● **THE PROBLEM**
Return all lines in the material below that contain "chart".

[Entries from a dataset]
—————
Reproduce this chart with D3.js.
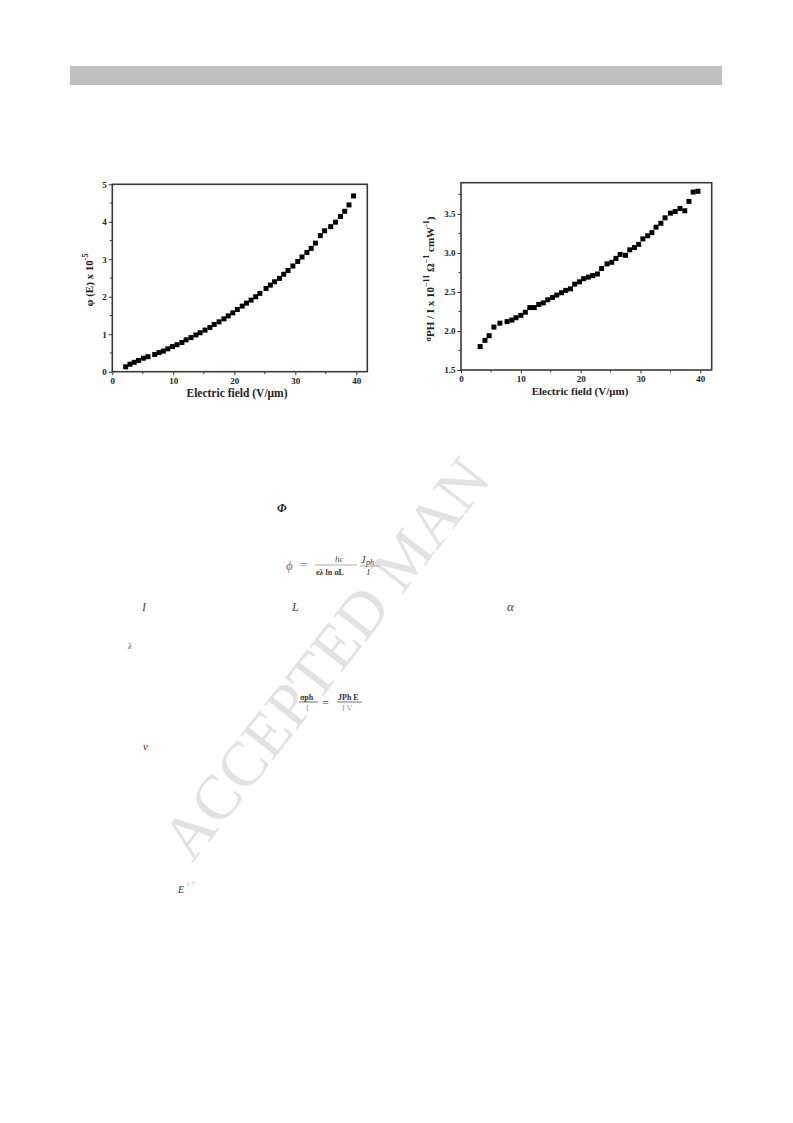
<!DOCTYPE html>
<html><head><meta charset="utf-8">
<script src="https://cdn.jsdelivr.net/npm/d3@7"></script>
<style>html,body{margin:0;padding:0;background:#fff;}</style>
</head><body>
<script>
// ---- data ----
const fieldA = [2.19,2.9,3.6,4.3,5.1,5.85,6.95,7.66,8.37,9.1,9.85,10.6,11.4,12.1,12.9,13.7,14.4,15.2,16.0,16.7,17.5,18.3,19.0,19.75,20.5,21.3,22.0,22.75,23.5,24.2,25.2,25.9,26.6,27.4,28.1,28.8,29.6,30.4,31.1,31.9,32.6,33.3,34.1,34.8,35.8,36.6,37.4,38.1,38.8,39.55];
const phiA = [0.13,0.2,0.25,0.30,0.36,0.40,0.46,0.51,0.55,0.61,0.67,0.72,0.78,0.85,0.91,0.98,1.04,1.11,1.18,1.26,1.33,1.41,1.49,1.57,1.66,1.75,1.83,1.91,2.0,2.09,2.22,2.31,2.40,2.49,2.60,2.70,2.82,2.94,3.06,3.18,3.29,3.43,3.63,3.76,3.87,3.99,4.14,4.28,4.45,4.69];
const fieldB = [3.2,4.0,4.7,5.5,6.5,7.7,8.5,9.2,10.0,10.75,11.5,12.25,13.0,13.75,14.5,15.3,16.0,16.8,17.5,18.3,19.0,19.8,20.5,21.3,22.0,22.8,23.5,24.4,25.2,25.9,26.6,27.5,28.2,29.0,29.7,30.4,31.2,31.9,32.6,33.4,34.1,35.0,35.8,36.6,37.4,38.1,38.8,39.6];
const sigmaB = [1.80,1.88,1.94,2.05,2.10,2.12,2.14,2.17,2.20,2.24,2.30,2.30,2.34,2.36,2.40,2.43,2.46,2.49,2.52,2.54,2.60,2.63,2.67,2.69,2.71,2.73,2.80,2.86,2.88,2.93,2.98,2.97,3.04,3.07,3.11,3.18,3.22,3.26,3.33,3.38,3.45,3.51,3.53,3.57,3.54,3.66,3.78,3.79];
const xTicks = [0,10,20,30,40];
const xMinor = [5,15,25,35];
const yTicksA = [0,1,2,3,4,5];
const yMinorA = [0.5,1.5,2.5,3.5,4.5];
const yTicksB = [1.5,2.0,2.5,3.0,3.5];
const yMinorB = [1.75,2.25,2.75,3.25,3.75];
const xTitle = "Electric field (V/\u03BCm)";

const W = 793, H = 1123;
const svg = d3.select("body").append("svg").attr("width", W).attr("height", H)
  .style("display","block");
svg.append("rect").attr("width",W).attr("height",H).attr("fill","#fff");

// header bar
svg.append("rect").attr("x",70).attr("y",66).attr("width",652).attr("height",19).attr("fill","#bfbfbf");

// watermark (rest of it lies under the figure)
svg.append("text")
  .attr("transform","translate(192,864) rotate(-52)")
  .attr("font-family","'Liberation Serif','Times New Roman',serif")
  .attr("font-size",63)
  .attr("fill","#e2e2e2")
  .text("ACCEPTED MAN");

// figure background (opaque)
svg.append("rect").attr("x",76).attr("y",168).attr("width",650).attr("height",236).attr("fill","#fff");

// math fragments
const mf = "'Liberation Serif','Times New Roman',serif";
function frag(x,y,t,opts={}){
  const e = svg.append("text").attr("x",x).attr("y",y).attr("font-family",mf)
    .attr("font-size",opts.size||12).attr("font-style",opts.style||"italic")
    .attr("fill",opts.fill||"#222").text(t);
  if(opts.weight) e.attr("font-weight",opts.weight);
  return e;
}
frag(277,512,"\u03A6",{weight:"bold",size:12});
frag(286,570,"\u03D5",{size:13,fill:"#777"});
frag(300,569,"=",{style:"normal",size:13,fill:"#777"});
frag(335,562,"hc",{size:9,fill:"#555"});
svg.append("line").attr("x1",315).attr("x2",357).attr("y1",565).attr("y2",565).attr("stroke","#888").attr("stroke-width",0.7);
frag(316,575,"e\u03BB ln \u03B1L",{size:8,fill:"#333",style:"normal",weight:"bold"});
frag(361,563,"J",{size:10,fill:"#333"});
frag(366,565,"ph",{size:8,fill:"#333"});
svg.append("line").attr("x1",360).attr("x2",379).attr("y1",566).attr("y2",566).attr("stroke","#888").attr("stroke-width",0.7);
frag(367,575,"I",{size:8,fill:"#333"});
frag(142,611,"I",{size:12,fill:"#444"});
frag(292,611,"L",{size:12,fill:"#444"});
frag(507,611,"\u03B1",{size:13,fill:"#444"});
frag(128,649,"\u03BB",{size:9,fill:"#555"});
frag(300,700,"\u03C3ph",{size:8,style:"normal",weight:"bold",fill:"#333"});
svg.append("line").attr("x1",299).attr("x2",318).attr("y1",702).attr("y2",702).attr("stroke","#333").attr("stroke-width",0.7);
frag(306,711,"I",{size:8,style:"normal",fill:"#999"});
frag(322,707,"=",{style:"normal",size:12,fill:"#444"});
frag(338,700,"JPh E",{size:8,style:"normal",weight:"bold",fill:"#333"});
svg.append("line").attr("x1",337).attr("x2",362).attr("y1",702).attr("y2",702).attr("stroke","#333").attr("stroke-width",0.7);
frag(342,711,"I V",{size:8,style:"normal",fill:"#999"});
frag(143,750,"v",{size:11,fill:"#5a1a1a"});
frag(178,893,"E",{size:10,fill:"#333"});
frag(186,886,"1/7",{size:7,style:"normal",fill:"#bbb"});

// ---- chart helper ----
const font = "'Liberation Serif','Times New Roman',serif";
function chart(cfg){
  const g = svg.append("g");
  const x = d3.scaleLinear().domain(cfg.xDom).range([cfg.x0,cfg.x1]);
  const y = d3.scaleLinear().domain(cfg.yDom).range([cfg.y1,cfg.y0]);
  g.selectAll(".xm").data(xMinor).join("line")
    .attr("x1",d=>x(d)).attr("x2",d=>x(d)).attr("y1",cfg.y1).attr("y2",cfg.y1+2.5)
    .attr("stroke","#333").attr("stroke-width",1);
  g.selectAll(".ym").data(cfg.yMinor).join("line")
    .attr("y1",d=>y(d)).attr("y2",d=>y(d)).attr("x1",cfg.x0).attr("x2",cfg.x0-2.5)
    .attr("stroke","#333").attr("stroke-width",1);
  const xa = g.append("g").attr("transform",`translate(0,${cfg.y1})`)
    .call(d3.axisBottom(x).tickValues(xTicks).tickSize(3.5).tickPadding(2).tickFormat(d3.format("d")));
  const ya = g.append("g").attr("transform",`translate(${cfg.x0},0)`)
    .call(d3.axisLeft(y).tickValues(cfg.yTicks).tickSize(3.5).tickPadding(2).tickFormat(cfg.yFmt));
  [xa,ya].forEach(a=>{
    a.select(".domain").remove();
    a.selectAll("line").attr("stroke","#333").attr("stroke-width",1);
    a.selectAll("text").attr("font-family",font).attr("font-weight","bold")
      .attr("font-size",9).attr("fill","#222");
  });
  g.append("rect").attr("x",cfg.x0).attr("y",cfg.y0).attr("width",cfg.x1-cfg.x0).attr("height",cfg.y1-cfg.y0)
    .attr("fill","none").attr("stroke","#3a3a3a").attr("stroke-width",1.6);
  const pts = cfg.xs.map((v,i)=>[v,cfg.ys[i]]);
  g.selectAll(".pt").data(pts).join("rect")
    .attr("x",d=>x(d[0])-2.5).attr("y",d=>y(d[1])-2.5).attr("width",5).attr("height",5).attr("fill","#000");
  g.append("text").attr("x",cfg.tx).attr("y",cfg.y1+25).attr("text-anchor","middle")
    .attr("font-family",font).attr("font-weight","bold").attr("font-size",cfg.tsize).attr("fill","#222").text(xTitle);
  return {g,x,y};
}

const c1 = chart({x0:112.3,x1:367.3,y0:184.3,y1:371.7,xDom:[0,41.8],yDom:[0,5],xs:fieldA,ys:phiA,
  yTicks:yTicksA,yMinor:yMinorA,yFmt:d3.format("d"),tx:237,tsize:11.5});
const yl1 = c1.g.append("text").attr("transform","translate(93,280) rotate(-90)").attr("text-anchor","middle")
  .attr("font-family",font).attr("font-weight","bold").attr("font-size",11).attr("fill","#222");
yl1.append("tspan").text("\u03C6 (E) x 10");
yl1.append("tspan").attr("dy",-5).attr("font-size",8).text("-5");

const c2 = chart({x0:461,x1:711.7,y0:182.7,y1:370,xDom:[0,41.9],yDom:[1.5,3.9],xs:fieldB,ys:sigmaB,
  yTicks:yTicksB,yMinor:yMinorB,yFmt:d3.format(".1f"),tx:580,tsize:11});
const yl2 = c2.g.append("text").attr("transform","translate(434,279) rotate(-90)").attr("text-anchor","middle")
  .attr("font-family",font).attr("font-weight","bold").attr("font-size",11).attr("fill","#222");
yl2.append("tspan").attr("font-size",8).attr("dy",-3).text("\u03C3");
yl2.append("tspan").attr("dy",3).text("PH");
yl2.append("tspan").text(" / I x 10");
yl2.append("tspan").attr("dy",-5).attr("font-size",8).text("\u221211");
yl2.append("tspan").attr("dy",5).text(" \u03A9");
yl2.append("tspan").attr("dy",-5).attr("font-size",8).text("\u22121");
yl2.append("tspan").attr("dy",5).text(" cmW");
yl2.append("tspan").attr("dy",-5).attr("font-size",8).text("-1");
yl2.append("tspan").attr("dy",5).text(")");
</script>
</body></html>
—————
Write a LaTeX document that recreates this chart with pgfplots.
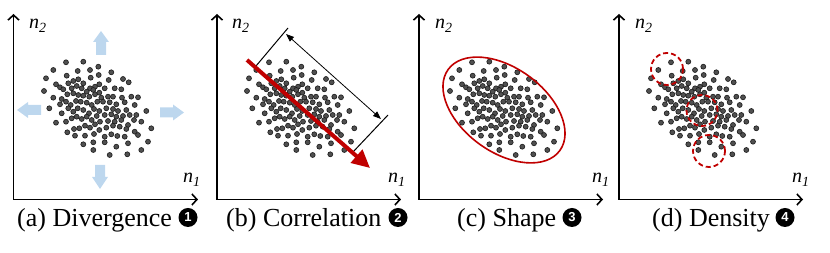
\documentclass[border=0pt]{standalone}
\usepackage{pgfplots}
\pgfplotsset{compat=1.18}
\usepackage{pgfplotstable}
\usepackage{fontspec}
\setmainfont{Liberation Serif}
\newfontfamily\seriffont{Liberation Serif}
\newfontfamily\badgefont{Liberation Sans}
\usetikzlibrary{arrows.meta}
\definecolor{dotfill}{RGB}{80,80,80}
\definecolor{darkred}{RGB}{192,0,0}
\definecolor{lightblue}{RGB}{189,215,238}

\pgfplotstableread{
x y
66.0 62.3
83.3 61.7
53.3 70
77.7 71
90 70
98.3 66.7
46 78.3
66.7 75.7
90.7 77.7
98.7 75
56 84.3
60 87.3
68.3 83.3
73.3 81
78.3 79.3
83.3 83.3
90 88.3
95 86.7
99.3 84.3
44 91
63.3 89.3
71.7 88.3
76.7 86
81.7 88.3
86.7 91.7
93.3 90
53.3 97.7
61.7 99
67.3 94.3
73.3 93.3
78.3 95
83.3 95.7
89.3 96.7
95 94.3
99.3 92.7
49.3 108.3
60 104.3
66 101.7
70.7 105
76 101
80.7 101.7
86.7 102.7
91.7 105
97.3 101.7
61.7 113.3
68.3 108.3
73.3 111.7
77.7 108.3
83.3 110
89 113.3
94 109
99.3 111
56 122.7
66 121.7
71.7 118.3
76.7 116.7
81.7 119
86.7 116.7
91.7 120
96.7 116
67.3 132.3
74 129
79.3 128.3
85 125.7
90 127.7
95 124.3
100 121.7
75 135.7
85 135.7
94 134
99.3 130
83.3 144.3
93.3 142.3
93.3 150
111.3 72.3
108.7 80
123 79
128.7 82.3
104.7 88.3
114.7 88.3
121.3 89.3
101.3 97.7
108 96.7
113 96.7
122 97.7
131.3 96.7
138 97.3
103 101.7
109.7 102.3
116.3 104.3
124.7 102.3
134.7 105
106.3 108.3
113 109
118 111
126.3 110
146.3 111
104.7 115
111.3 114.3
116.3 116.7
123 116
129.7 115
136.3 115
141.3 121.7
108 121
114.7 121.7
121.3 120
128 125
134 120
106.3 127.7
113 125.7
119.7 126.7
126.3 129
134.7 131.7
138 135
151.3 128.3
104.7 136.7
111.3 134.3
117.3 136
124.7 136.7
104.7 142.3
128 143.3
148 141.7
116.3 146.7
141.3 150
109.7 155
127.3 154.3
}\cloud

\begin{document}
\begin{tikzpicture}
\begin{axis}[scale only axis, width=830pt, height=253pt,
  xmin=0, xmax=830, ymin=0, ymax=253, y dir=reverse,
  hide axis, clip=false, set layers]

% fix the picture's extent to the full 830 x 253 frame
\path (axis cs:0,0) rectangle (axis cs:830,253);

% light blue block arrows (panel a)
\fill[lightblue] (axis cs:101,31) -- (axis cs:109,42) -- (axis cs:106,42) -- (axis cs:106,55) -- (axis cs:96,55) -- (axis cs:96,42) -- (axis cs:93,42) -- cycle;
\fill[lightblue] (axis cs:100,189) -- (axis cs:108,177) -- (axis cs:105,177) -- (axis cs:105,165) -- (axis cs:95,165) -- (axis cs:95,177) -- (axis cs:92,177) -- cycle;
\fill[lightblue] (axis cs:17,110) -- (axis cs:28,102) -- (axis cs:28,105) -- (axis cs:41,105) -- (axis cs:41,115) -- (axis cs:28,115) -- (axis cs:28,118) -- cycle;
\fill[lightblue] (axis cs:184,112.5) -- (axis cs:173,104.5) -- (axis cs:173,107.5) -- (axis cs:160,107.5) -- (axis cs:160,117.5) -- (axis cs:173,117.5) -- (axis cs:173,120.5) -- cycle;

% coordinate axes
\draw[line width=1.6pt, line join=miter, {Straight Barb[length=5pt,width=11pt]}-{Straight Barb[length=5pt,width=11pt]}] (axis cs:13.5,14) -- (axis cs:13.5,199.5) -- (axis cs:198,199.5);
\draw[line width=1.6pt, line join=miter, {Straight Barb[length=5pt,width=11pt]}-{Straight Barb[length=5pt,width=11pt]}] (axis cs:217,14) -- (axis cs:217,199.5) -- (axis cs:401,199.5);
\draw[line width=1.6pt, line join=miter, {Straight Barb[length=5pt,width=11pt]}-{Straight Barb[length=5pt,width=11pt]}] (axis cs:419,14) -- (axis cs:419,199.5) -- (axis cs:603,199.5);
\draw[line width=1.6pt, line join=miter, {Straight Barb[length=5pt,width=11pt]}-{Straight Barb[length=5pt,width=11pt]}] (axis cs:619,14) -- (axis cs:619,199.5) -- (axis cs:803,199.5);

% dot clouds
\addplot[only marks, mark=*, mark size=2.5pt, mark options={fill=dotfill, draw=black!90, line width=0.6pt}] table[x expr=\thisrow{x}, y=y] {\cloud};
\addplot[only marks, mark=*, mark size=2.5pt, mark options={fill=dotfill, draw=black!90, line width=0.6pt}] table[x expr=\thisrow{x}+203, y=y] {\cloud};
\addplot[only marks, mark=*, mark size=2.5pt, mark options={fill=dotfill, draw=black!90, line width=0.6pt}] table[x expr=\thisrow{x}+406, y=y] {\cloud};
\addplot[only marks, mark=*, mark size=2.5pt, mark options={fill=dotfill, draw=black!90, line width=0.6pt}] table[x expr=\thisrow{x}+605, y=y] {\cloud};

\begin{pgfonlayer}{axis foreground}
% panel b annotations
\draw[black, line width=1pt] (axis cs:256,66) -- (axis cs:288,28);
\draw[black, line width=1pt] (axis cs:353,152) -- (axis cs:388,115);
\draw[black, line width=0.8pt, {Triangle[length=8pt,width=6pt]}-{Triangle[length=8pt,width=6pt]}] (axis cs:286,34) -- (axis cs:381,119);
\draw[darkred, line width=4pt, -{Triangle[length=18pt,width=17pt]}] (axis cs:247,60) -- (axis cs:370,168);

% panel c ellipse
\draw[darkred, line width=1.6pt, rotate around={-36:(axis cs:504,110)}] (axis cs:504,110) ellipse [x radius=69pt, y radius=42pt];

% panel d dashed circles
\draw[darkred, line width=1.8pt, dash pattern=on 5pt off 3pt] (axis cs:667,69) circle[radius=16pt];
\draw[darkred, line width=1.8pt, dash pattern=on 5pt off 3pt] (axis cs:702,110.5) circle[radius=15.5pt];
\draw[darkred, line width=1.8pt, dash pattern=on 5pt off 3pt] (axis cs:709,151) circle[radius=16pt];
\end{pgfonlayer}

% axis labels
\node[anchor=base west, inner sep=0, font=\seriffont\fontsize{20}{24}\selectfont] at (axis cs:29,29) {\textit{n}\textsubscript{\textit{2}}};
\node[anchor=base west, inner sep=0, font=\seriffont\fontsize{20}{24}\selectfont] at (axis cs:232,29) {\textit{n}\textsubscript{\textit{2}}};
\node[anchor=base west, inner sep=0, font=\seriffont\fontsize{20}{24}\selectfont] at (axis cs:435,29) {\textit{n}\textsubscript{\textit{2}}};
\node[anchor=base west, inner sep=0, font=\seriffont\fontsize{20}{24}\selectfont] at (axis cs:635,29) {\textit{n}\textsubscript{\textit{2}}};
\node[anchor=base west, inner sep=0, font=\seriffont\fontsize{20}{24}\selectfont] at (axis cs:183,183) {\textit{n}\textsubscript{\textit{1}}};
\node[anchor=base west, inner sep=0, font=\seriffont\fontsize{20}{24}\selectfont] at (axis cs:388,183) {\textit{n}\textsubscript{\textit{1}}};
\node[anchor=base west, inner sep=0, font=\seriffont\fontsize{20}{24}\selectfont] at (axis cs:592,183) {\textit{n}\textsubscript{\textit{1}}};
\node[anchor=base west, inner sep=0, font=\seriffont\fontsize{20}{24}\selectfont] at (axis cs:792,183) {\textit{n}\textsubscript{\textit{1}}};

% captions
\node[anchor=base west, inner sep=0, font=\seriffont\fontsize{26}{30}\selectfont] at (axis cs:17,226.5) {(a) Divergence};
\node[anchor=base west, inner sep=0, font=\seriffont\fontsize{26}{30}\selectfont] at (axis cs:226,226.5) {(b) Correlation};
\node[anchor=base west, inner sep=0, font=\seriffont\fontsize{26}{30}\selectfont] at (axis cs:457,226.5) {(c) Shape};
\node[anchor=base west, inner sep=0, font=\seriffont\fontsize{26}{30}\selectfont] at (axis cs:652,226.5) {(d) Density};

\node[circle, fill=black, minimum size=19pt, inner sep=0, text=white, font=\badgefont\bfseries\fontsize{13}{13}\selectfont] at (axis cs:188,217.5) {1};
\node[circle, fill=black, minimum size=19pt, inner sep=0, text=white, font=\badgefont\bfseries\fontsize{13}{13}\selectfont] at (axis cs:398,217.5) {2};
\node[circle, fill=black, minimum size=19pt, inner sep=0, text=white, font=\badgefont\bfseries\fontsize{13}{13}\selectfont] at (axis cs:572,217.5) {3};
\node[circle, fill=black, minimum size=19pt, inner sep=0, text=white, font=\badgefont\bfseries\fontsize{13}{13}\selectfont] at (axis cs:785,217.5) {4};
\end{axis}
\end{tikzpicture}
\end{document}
—————
● **FINISHED EXERCISE**
Reproduce this chart with D3.js.
// ---- chart helper ----
function chart(cfg){
const c1 = chart({x0:112.3,x1:367.3,y0:184.3,y1:371.7,xDom:[0,41.8],yDom:[0,5],xs:fieldA,ys:phiA,
const c2 = chart({x0:461,x1:711.7,y0:182.7,y1:370,xDom:[0,41.9],yDom:[1.5,3.9],xs:fieldB,ys:sigmaB,
Write a LaTeX document that recreates this chart with pgfplots.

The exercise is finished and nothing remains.